Not so with Obamacare, in which we must participate or face fines.
The main contractor -- a Canadian company -- blamed the administration for the disastrous website launch, saying a last-minute change requires users to complete the registration process before shopping for health plans.
Obama finally decided last week that the problems were serious enough to extend the deadline for individuals to enroll by six months.
Even when participants are successful in enrolling, the system produces so many errors that Blue Cross and Blue Shield of Nebraska had to hire extra staff to correct errors, and finally shut down the automated process.
Those extra people have to be paid -- making the Affordable Care Act even less affordable. Worse, according to a Manhattan Institute analysis found premiums for young and healthy Nebraskans are expected to increase 279 percent for men and 227 percent for women.
Unfortunately, the whole system depends on premium payments from young and healthy people.
Time magazine published a story about one programming expert who tried to enroll a relative, only to find many obvious problems, created by amateurish coding, with the Healthcare.gov website.
Logging on in mid-October, he found that one part of the site created so much "cookie" tracking data that it appeared to exceed the site's capacity to accept his login information.
Worse, an error message from the site relayed personal information over the Internet without encryption, and the email verification system could be bypassed without access to the email account.
Unless they're fixed, Healthcare.gov will be a hacker's paradise, and anyone who's used it is vulnerable to identity theft.

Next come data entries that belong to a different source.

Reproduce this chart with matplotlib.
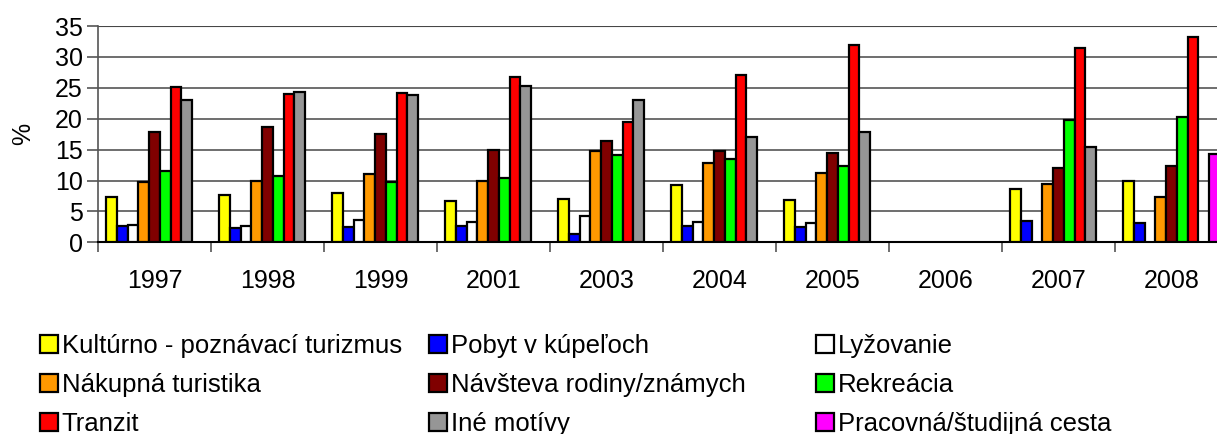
import numpy as np
import matplotlib
matplotlib.use('Agg')
import matplotlib.pyplot as plt
from matplotlib.ticker import MultipleLocator, FixedLocator

plt.rcParams['font.family'] = ['Liberation Sans', 'DejaVu Sans']

years = ['1997', '1998', '1999', '2001', '2003', '2004', '2005', '2006', '2007', '2008']
nan = np.nan

# shares in %, one list per travel motive (nan = no value that year)
kulturno = [7.4, 7.6, 8.0, 6.7, 7.0, 9.2, 6.9, nan, 8.7, 9.9]
kupele = [2.7, 2.3, 2.5, 2.7, 1.3, 2.7, 2.5, nan, 3.5, 3.1]
lyzovanie = [2.8, 2.6, 3.6, 3.3, 4.2, 3.3, 3.1, nan, nan, nan]
nakupna = [9.7, 9.9, 11.0, 9.9, 14.8, 12.9, 11.2, nan, 9.5, 7.4]
navsteva = [17.8, 18.6, 17.5, 15.0, 16.4, 14.7, 14.5, nan, 12.0, 12.3]
rekreacia = [11.6, 10.8, 9.8, 10.4, 14.2, 13.4, 12.4, nan, 19.8, 20.2]
tranzit = [25.1, 24.0, 24.1, 26.7, 19.4, 27.1, 32.0, nan, 31.4, 33.2]
ine = [23.0, 24.3, 23.9, 25.3, 23.0, 17.1, 17.9, nan, 15.5, nan]
pracovna = [nan, nan, nan, nan, nan, nan, nan, nan, nan, 14.3]

series = [
    ('Kultúrno - poznávací turizmus', kulturno, '#FFFF00'),
    ('Pobyt v kúpeľoch', kupele, '#0000FF'),
    ('Lyžovanie', lyzovanie, '#FFFFFF'),
    ('Nákupná turistika', nakupna, '#FF9900'),
    ('Návšteva rodiny/známych', navsteva, '#800000'),
    ('Rekreácia', rekreacia, '#00FF00'),
    ('Tranzit', tranzit, '#FF0000'),
    ('Iné motívy', ine, '#969696'),
    ('Pracovná/študijná cesta', pracovna, '#FF00FF'),
]

fig = plt.figure(figsize=(12.17, 4.34), dpi=100)
ax = fig.add_axes([98 / 1217, 191.7 / 434, 1130 / 1217, 216.3 / 434])

x = np.arange(len(years))
w = 0.858 / len(series)
handles = []
for j, (name, vals, col) in enumerate(series):
    b = ax.bar(x + (j - 4) * w, vals, w, color=col, edgecolor='black',
               linewidth=1.6, label=name, zorder=3)
    handles.append(b)

ax.set_xlim(-0.5, len(years) - 0.5)
ax.set_ylim(0, 35)
ax.yaxis.set_major_locator(MultipleLocator(5))
ax.yaxis.grid(True, color='#555555', linewidth=1.2, zorder=0)
ax.axhline(35, color='black', linewidth=1.5, zorder=1)
ax.set_xticks(x)
ax.set_xticklabels(years, fontsize=18)
ax.xaxis.set_minor_locator(FixedLocator(np.arange(-0.5, len(years), 1)))
ax.tick_params(axis='x', which='major', length=0, pad=19)
ax.tick_params(axis='x', which='minor', length=7, width=1.2, color='#555555')
ax.tick_params(axis='y', length=8, width=1.2, labelsize=18, pad=3, color='#555555')
for s in ['top', 'right']:
    ax.spines[s].set_visible(False)
ax.spines['left'].set_color('#555555')
ax.spines['left'].set_linewidth(1.2)
ax.spines['bottom'].set_linewidth(1.5)
ax.set_ylabel('%', fontsize=18, labelpad=14)

# legend laid out row by row in three fixed columns
col_x = [40, 429, 816]
for c in range(3):
    hs = [handles[r * 3 + c] for r in range(3)]
    fig.legend(hs, [h.get_label() for h in hs], loc='upper left',
               bbox_to_anchor=(col_x[c] / 1217, 1 - 334 / 434),
               frameon=False, fontsize=18.5, handlelength=0.7, handleheight=0.7,
               handletextpad=0.15, labelspacing=0.58, borderpad=0, borderaxespad=0)

fig.savefig('out.png', dpi=100)
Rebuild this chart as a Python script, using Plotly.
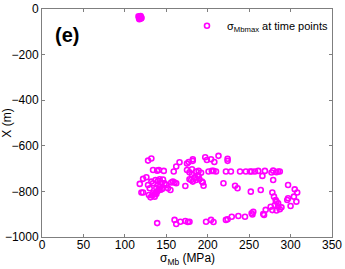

When the software expert cited in the Time story tried to let the Department of Health and Human Services know about the problems with their site, he waited on hold half an hour, then learned his complaints would be forwarded to the Federal Trade Commission, which would contact law enforcement as necessary.
Cynics speculate that it's all a plan, designed to be such a disaster that American's give up on the ACA and adopt a single-payer system like that used in Canada.
How much better if the Affordable Care Act had not been passed in the first place, and problems with the old system dealt with a piece at a time, in a sane, professional and responsible manner.